Soziale Verwurzelung: Eine lange Mietdauer allein reicht ebenfalls nicht aus. Es muss eine tiefe soziale Verwurzelung in der gewohnten Umgebung nachgewiesen werden, zum Beispiel durch die Pflege sozialer Kontakte, die Nutzung lokaler Infrastruktur oder die Inanspruchnahme medizinischer/kultureller Angebote in der Nähe.
Abwägung der Interessen: Schließlich muss eine umfassende Abwägung zwischen den Interessen des Mieters (Bestandsschutz, Härte) und den berechtigten Interessen des Vermieters (Nutzung der eigenen Immobilie) stattfinden. Dabei ist es unzulässig, bestimmten Belangen (z. B. dem Alter) von vornherein ein größeres Gewicht beizumessen als anderen.

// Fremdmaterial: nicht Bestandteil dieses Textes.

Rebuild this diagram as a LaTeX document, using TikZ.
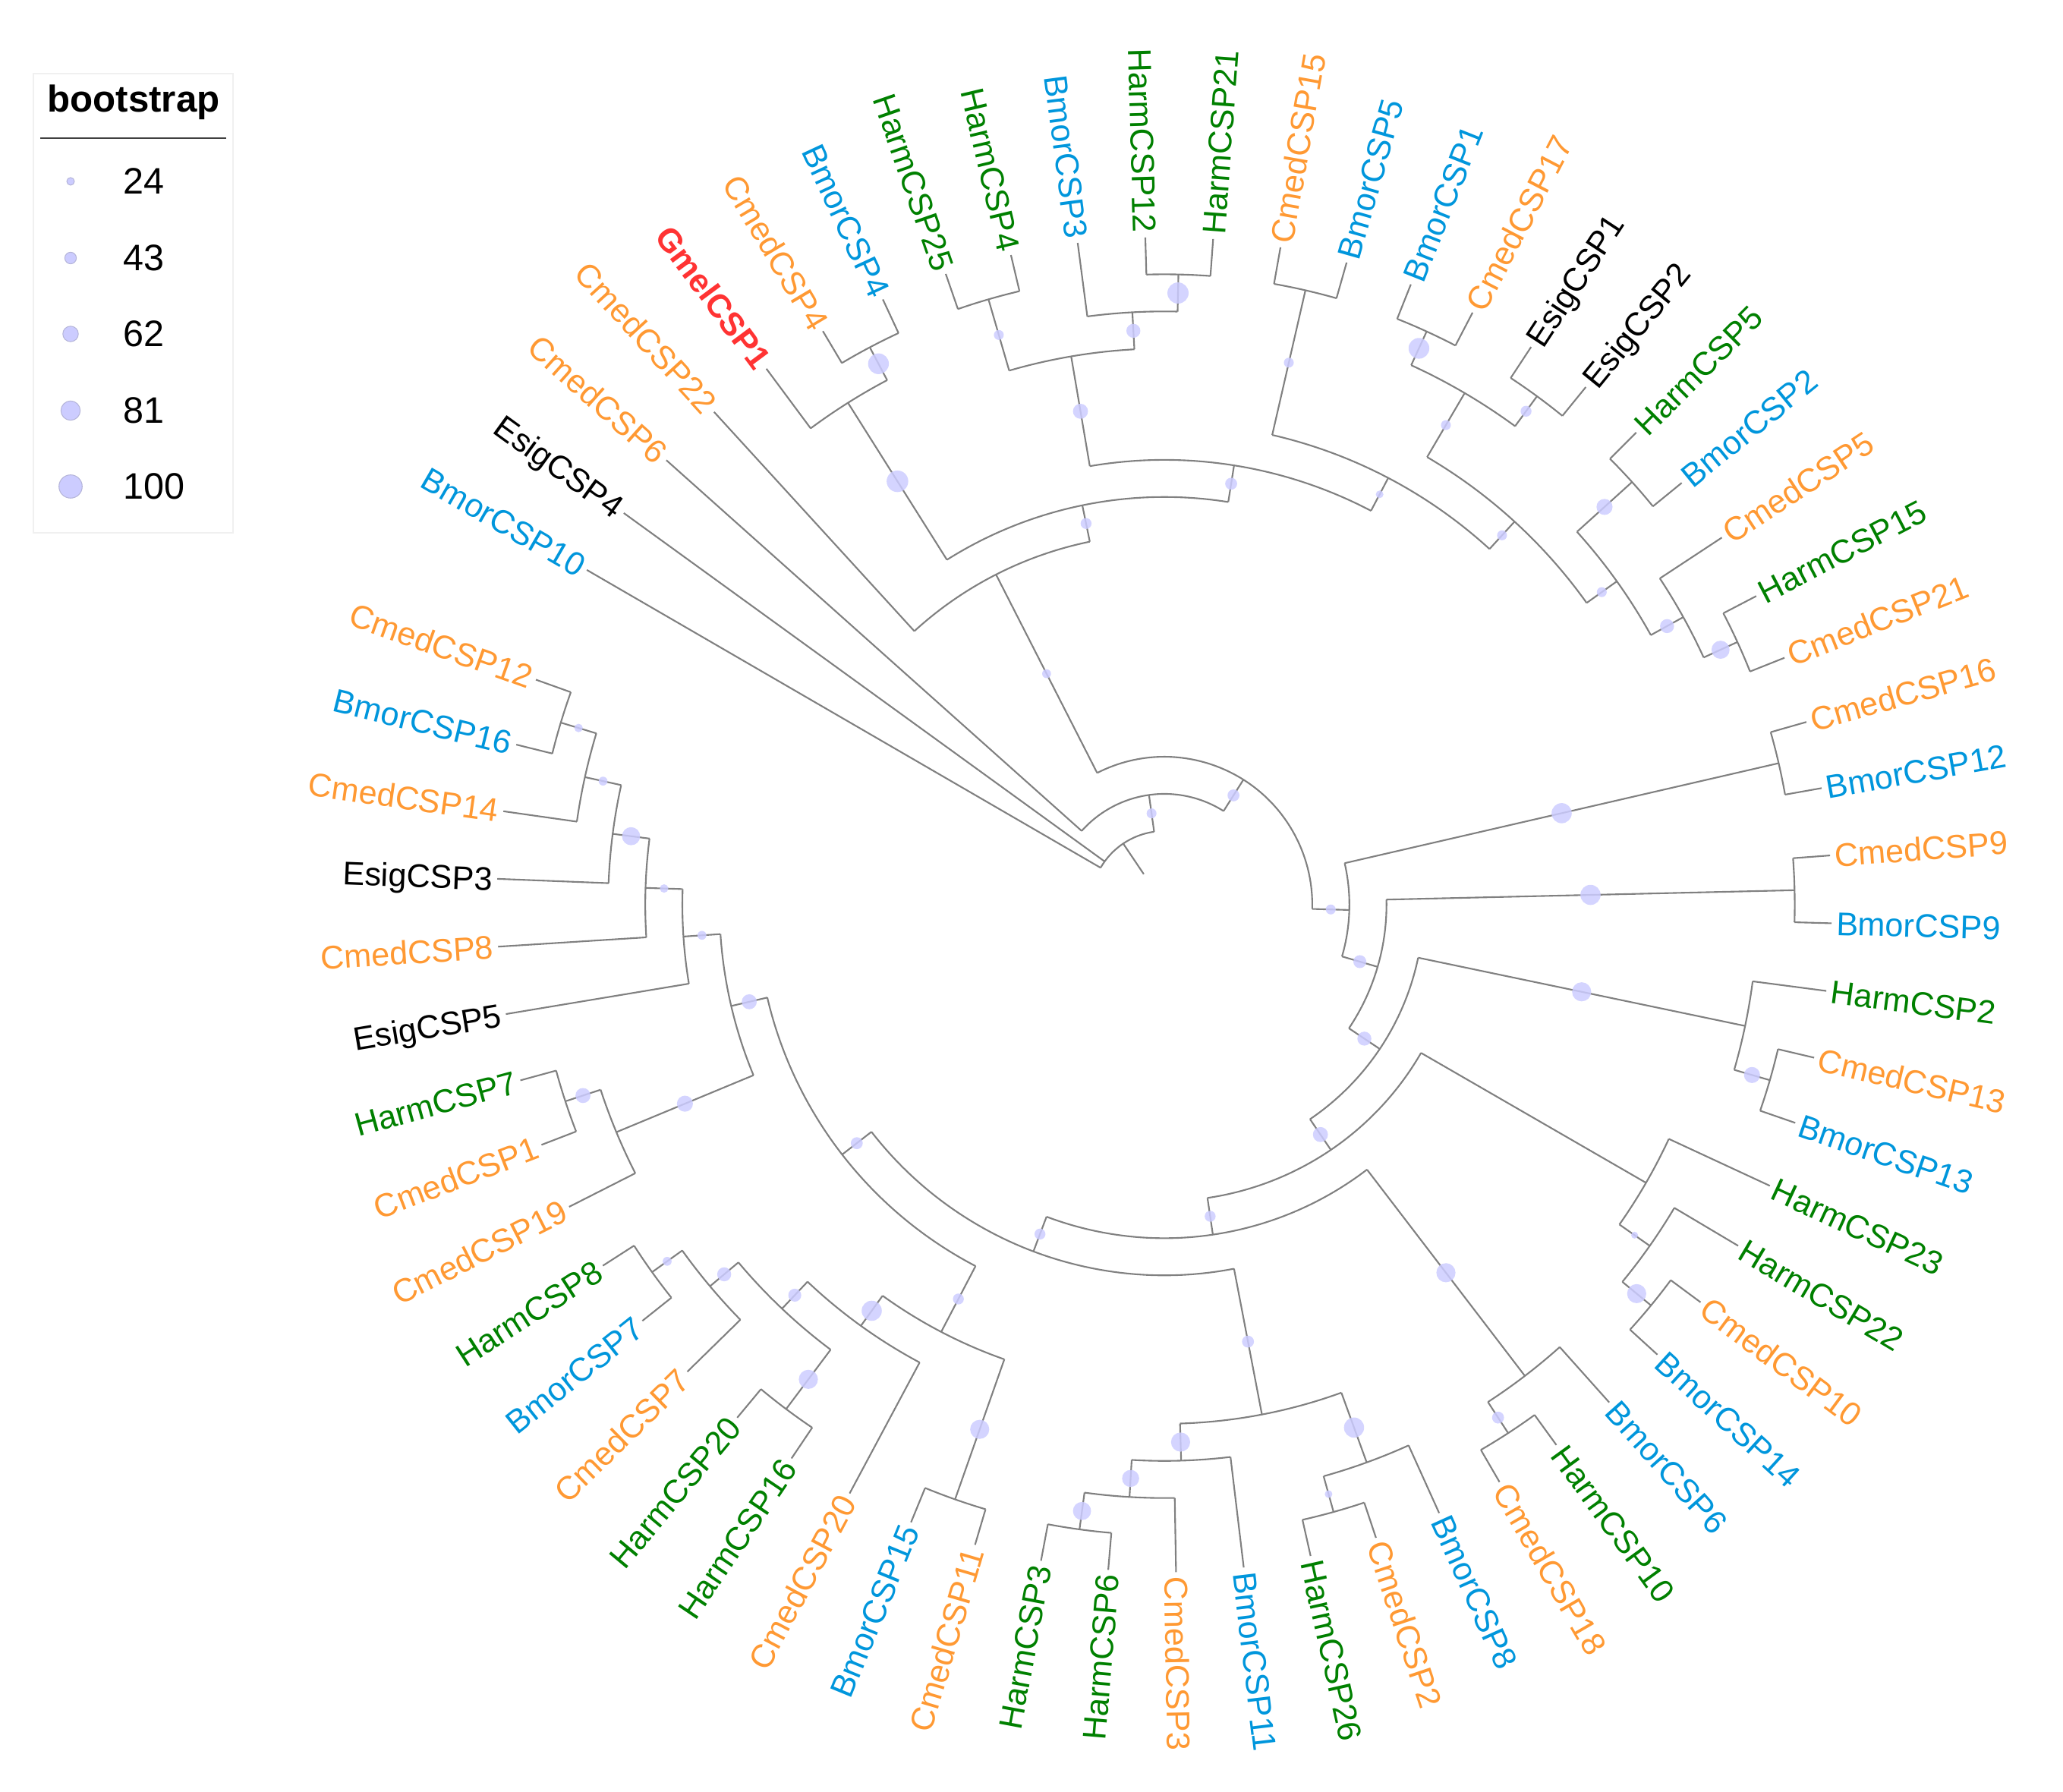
\documentclass[tikz,border=0pt]{standalone}
\usepackage{fontspec}
\setmainfont{Liberation Sans}

\definecolor{cmedc}{RGB}{255,153,51}
\definecolor{bmorc}{RGB}{0,150,220}
\definecolor{harmc}{RGB}{0,128,0}
\definecolor{gmelc}{RGB}{255,51,51}
\definecolor{dotc}{RGB}{204,204,255}
\definecolor{branchc}{RGB}{128,128,128}

\newcommand{\tipR}{879.5}
\newcommand{\stepR}{48.9}

% leaf label on the tip circle, name = text
\newcommand{\leaf}[3]{%
  \pgfmathsetmacro{\la}{149.9-5.8267*#2}%
  \expandafter\xdef\csname ang@#1\endcsname{\la}%
  \expandafter\xdef\csname rad@#1\endcsname{\tipR}%
  \expandafter\xdef\csname bs@#1\endcsname{0}%
  \pgfmathtruncatemacro{\side}{and(\la>-90,\la<90)}%
  \ifnum\side=1
    \node[#3, anchor=west, rotate=\la] (#1) at (\la:\tipR) {#1};
  \else
    \pgfmathsetmacro{\lb}{\la+180}%
    \node[#3, anchor=east, rotate=\lb] (#1) at (\la:\tipR) {#1};
  \fi}

% bootstrap dot half way along the stem of a child
\newcommand{\bsdot}[2]{%
  \pgfmathsetmacro{\bsv}{\csname bs@#1\endcsname}%
  \ifdim\bsv pt>0pt
    \pgfmathsetmacro{\bsr}{(\csname rad@#1\endcsname+\radC)/2}%
    \pgfmathsetmacro{\bsz}{1.8+0.135*\bsv}%
    \fill[bootdot] (#2:\bsr) circle[radius=\bsz];
  \fi}

% clade: name, height, child, child, bootstrap
\newcommand{\clade}[5]{%
  \pgfmathsetmacro{\angA}{\csname ang@#3\endcsname}%
  \pgfmathsetmacro{\angB}{\csname ang@#4\endcsname}%
  \pgfmathsetmacro{\angC}{(\angA+\angB)/2}%
  \pgfmathsetmacro{\radC}{\tipR-\stepR*#2}%
  \expandafter\xdef\csname ang@#1\endcsname{\angC}%
  \expandafter\xdef\csname rad@#1\endcsname{\radC}%
  \expandafter\xdef\csname bs@#1\endcsname{#5}%
  \coordinate (#1) at (\angC:\radC);
  \coordinate (#3-ft) at (\angA:\radC);
  \coordinate (#4-ft) at (\angB:\radC);
  \draw[branch] (#3-ft) arc[start angle=\angA, end angle=\angB, radius=\radC];
  \draw[branch] (#3-ft) -- (#3);
  \draw[branch] (#4-ft) -- (#4);
  \bsdot{#3}{\angA}\bsdot{#4}{\angB}}

\begin{document}
\begin{tikzpicture}[x=0.01cm, y=0.01cm,
    branch/.style = {draw=branchc, line width=0.6pt},
    bootdot/.style = {fill=dotc, fill opacity=0.85},
    leaflab/.style = {font=\fontsize{12.3}{14}\selectfont, inner xsep=1.6pt, inner ysep=0pt, text height=8.8pt, text depth=0pt},
    cmed/.style = {leaflab, text=cmedc},
    bmor/.style = {leaflab, text=bmorc},
    harm/.style = {leaflab, text=harmc},
    esig/.style = {leaflab, text=black},
    gmel/.style = {leaflab, text=gmelc, font=\fontsize{12.3}{14}\selectfont\bfseries},
    lgnum/.style = {anchor=west, font=\fontsize{13.8}{16}\selectfont, inner sep=0pt}]
\useasboundingbox (0,0) rectangle (2718,2361);

% legend
\draw[draw=black!6] (44,1659) rectangle (307,2264);
\node[font=\fontsize{14}{16}\selectfont\bfseries] (lgtitle) at (176,2226) {bootstrap};
\draw[black!75, line width=0.7pt] (53,2179) -- (298,2179);
\fill[dotc, draw=dotc!70!gray, line width=0.3pt] (93,2122) circle[radius=5.0];
\fill[dotc, draw=dotc!70!gray, line width=0.3pt] (93,2021) circle[radius=7.6];
\fill[dotc, draw=dotc!70!gray, line width=0.3pt] (93,1921) circle[radius=10.2];
\fill[dotc, draw=dotc!70!gray, line width=0.3pt] (93,1820) circle[radius=12.7];
\fill[dotc, draw=dotc!70!gray, line width=0.3pt] (93,1720) circle[radius=15.3];
\node[lgnum] (lg24) at (162,2122) {24};
\node[lgnum] (lg43) at (162,2021) {43};
\node[lgnum] (lg62) at (162,1921) {62};
\node[lgnum] (lg81) at (162,1820) {81};
\node[lgnum] (lg100) at (162,1720) {100};

\begin{scope}[shift={(1534,1169)}]
% leaves, clockwise from the gap
\leaf{BmorCSP10}{0}{bmor}
\leaf{EsigCSP4}{1}{esig}
\leaf{CmedCSP6}{2}{cmed}
\leaf{CmedCSP22}{3}{cmed}
\leaf{GmelCSP1}{4}{gmel}
\leaf{CmedCSP4}{5}{cmed}
\leaf{BmorCSP4}{6}{bmor}
\leaf{HarmCSP25}{7}{harm}
\leaf{HarmCSP4}{8}{harm}
\leaf{BmorCSP3}{9}{bmor}
\leaf{HarmCSP12}{10}{harm}
\leaf{HarmCSP21}{11}{harm}
\leaf{CmedCSP15}{12}{cmed}
\leaf{BmorCSP5}{13}{bmor}
\leaf{BmorCSP1}{14}{bmor}
\leaf{CmedCSP17}{15}{cmed}
\leaf{EsigCSP1}{16}{esig}
\leaf{EsigCSP2}{17}{esig}
\leaf{HarmCSP5}{18}{harm}
\leaf{BmorCSP2}{19}{bmor}
\leaf{CmedCSP5}{20}{cmed}
\leaf{HarmCSP15}{21}{harm}
\leaf{CmedCSP21}{22}{cmed}
\leaf{CmedCSP16}{23}{cmed}
\leaf{BmorCSP12}{24}{bmor}
\leaf{CmedCSP9}{25}{cmed}
\leaf{BmorCSP9}{26}{bmor}
\leaf{HarmCSP2}{27}{harm}
\leaf{CmedCSP13}{28}{cmed}
\leaf{BmorCSP13}{29}{bmor}
\leaf{HarmCSP23}{30}{harm}
\leaf{HarmCSP22}{31}{harm}
\leaf{CmedCSP10}{32}{cmed}
\leaf{BmorCSP14}{33}{bmor}
\leaf{BmorCSP6}{34}{bmor}
\leaf{HarmCSP10}{35}{harm}
\leaf{CmedCSP18}{36}{cmed}
\leaf{BmorCSP8}{37}{bmor}
\leaf{CmedCSP2}{38}{cmed}
\leaf{HarmCSP26}{39}{harm}
\leaf{BmorCSP11}{40}{bmor}
\leaf{CmedCSP3}{41}{cmed}
\leaf{HarmCSP6}{42}{harm}
\leaf{HarmCSP3}{43}{harm}
\leaf{CmedCSP11}{44}{cmed}
\leaf{BmorCSP15}{45}{bmor}
\leaf{CmedCSP20}{46}{cmed}
\leaf{HarmCSP16}{47}{harm}
\leaf{HarmCSP20}{48}{harm}
\leaf{CmedCSP7}{49}{cmed}
\leaf{BmorCSP7}{50}{bmor}
\leaf{HarmCSP8}{51}{harm}
\leaf{CmedCSP19}{52}{cmed}
\leaf{CmedCSP1}{53}{cmed}
\leaf{HarmCSP7}{54}{harm}
\leaf{EsigCSP5}{55}{esig}
\leaf{CmedCSP8}{56}{cmed}
\leaf{EsigCSP3}{57}{esig}
\leaf{CmedCSP14}{58}{cmed}
\leaf{BmorCSP16}{59}{bmor}
\leaf{CmedCSP12}{60}{cmed}

% top
\clade{C1}{1}{CmedCSP4}{BmorCSP4}{88}
\clade{P1}{2}{GmelCSP1}{C1}{92}
\clade{HH1}{1}{HarmCSP25}{HarmCSP4}{35}
\clade{HH2}{1}{HarmCSP12}{HarmCSP21}{90}
\clade{HH3}{2}{BmorCSP3}{HH2}{55}
\clade{NH}{3}{HH1}{HH3}{60}
\clade{R1}{1}{CmedCSP15}{BmorCSP5}{35}
\clade{Q1}{1}{BmorCSP1}{CmedCSP17}{88}
\clade{Q2}{1}{EsigCSP1}{EsigCSP2}{40}
\clade{Q3}{2}{Q1}{Q2}{35}
\clade{Q4}{1}{HarmCSP5}{BmorCSP2}{65}
\clade{Q5}{1}{HarmCSP15}{CmedCSP21}{75}
\clade{Q6}{2}{CmedCSP5}{Q5}{55}
\clade{Q7}{3}{Q4}{Q6}{35}
\clade{Q}{4}{Q3}{Q7}{35}
\clade{R5}{5}{R1}{Q}{24}
\clade{N1}{6}{NH}{R5}{45}
\clade{N2}{7}{P1}{N1}{40}
\clade{N3}{8}{CmedCSP22}{N2}{30}
% right
\clade{Y}{1}{CmedCSP16}{BmorCSP12}{85}
\clade{Z1}{1}{CmedCSP9}{BmorCSP9}{85}
\clade{W1}{1}{CmedCSP13}{BmorCSP13}{65}
\clade{W2}{2}{HarmCSP2}{W1}{80}
\clade{V1}{1}{CmedCSP10}{BmorCSP14}{80}
\clade{V2}{2}{HarmCSP22}{V1}{20}
\clade{V3}{3}{HarmCSP23}{V2}{0}
\clade{U1}{1}{HarmCSP10}{CmedCSP18}{45}
\clade{U2}{2}{BmorCSP6}{U1}{80}
% bottom
\clade{K1}{1}{HarmCSP3}{HarmCSP6}{75}
\clade{K2}{2}{K1}{CmedCSP3}{70}
\clade{K3}{3}{K2}{BmorCSP11}{80}
\clade{K5}{1}{HarmCSP26}{CmedCSP2}{24}
\clade{K6}{2}{K5}{BmorCSP8}{85}
\clade{K4}{4}{K3}{K6}{45}
\clade{G1}{1}{HarmCSP8}{BmorCSP7}{30}
\clade{G2}{2}{G1}{CmedCSP7}{55}
\clade{G3}{1}{HarmCSP20}{HarmCSP16}{80}
\clade{G4}{3}{G2}{G3}{50}
\clade{G5}{4}{G4}{CmedCSP20}{85}
\clade{G6}{1}{BmorCSP15}{CmedCSP11}{80}
\clade{G7}{5}{G5}{G6}{40}
% left
\clade{L1}{1}{CmedCSP12}{BmorCSP16}{28}
\clade{L2}{2}{L1}{CmedCSP14}{30}
\clade{L3}{3}{L2}{EsigCSP3}{75}
\clade{L4}{4}{L3}{CmedCSP8}{28}
\clade{L5}{5}{L4}{EsigCSP5}{30}
\clade{M1}{1}{HarmCSP7}{CmedCSP1}{60}
\clade{M2}{2}{M1}{CmedCSP19}{65}
\clade{L6}{6}{L5}{M2}{60}
% backbone
\clade{S}{7}{L6}{G7}{45}
\clade{T}{8}{S}{K4}{40}
\clade{U}{9}{T}{U2}{40}
\clade{V}{10}{V3}{U}{60}
\clade{W}{11}{W2}{V}{55}
\clade{Z}{12}{Z1}{W}{50}
\clade{X}{13}{Y}{Z}{35}
\clade{N14}{14}{N3}{X}{45}
\clade{N15}{15}{CmedCSP6}{N14}{35}
\clade{root}{16}{BmorCSP10}{N15}{0}
\coordinate (EsigCSP4-ft) at ({\csname ang@EsigCSP4\endcsname}:\radC);
\draw[branch] (EsigCSP4-ft) -- (EsigCSP4);
\pgfmathsetmacro{\stubr}{\radC/2}
\coordinate (rootstub) at (\angC:\stubr);
\draw[branch] (root) -- (rootstub);
\end{scope}
\end{tikzpicture}
\end{document}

Fazit BGH VIII ZR 68/19: Ältere Mieter werden nicht automatisch durch §574 BGB geschützt. Sie müssen vielmehr konkret darlegen und beweisen, welche gesundheitlichen oder sozialen Folgen ein Umzug für sie hätte, die über die typischen Unannehmlichkeiten eines Wohnungswechsels hinausgehen.